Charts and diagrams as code
■ ■ ■
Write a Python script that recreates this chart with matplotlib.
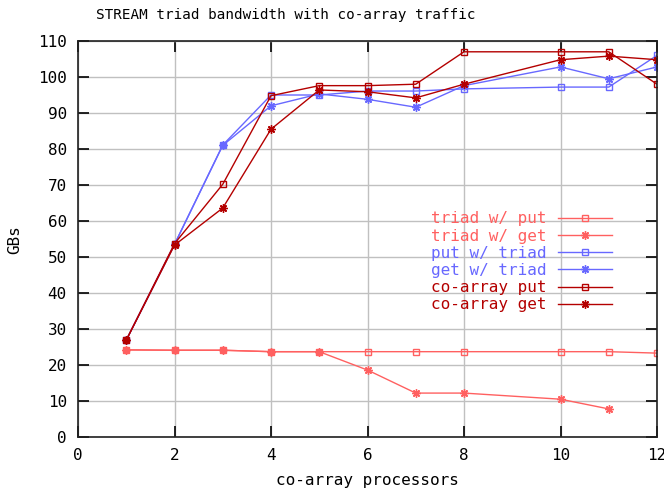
import matplotlib
matplotlib.use('Agg')
import matplotlib.pyplot as plt

plt.rcParams['font.family'] = ['DejaVu Sans Mono']
plt.rcParams['font.size'] = 11.5

procs = [1, 2, 3, 4, 5, 6, 7, 8, 10, 11, 12]
procs_get = [1, 2, 3, 4, 5, 6, 7, 8, 10, 11]

triad_put = [24.2, 24.1, 24.1, 23.7, 23.7, 23.7, 23.7, 23.7, 23.7, 23.7, 23.3]
triad_get = [24.2, 24.1, 24.1, 23.7, 23.7, 18.6, 12.2, 12.2, 10.5, 7.8]
put_triad = [26.9, 53.5, 81.1, 95.0, 95.0, 96.1, 96.1, 96.7, 97.2, 97.2, 106.0]
get_triad = [26.9, 53.5, 81.0, 92.0, 95.3, 93.8, 91.6, 97.6, 102.8, 99.5, 102.8]
coarray_put = [26.9, 53.7, 70.2, 94.8, 97.6, 97.6, 98.0, 107.0, 107.0, 107.0, 98.0]
coarray_get = [26.9, 53.3, 63.6, 85.5, 96.4, 95.9, 94.2, 98.0, 104.8, 105.8, 104.8]

light_red = '#ff6060'
blue = '#6868ff'
dark_red = '#b40000'
star = (8, 2, 0)

fig = plt.figure(figsize=(6.64, 4.88), dpi=100)
ax = fig.add_axes([78 / 664, 51 / 488, 579 / 664, 396 / 488])

sq = dict(lw=1.0, ms=5, mew=1.0, marker='s', mfc='none')
st = dict(lw=1.0, ms=6, mew=1.0, marker=star)
ax.plot(procs, triad_put, color=light_red, label='triad w/ put', **sq)
ax.plot(procs_get, triad_get, color=light_red, label='triad w/ get', **st)
ax.plot(procs, put_triad, color=blue, label='put w/ triad', **sq)
ax.plot(procs, get_triad, color=blue, label='get w/ triad', **st)
ax.plot(procs, coarray_put, color=dark_red, label='co-array put', **sq)
ax.plot(procs, coarray_get, color=dark_red, label='co-array get', **st)

ax.set_xlim(0, 12)
ax.set_ylim(0, 110)
ax.set_xticks(range(0, 13, 2))
ax.set_yticks(range(0, 111, 10))
ax.grid(True, color='#c0c0c0', lw=1.0)
ax.set_axisbelow(True)
ax.tick_params(direction='in', length=8, width=1.2, top=True, right=True, pad=8)
for s in ax.spines.values():
    s.set_linewidth(1.2)
    s.set_color('#202020')

fig.text(286 / 664, 1 - 15 / 488, 'STREAM triad bandwidth with co-array traffic',
         ha='center', va='center', fontsize=10.3)
ax.set_xlabel('co-array processors', labelpad=7)
fig.text(15 / 664, 1 - 240 / 488, 'GBs', rotation=90, ha='center', va='center')

leg = ax.legend(loc='upper right', bbox_to_anchor=(0.922, 0.57), frameon=False,
                markerfirst=False, handlelength=3.4, handletextpad=0.7,
                labelspacing=0.14, borderpad=0, borderaxespad=0)
for t, line in zip(leg.get_texts(), leg.get_lines()):
    t.set_color(line.get_color())

plt.savefig('out.png', dpi=100)
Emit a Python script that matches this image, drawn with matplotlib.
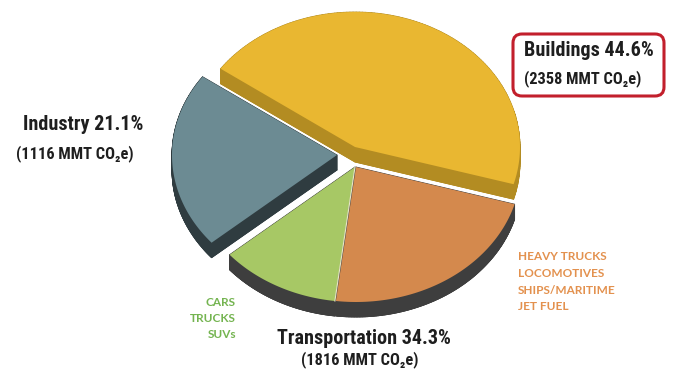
■ ■ ■
## STATED GOAL
Find the lines that include the string "with", then copy each of them.

## SOLUTION TO THE EXERCISE
Write a Python script that recreates this chart with matplotlib.
fig.text(286 / 664, 1 - 15 / 488, 'STREAM triad bandwidth with co-array traffic',
Emit a Python script that matches this image, drawn with matplotlib.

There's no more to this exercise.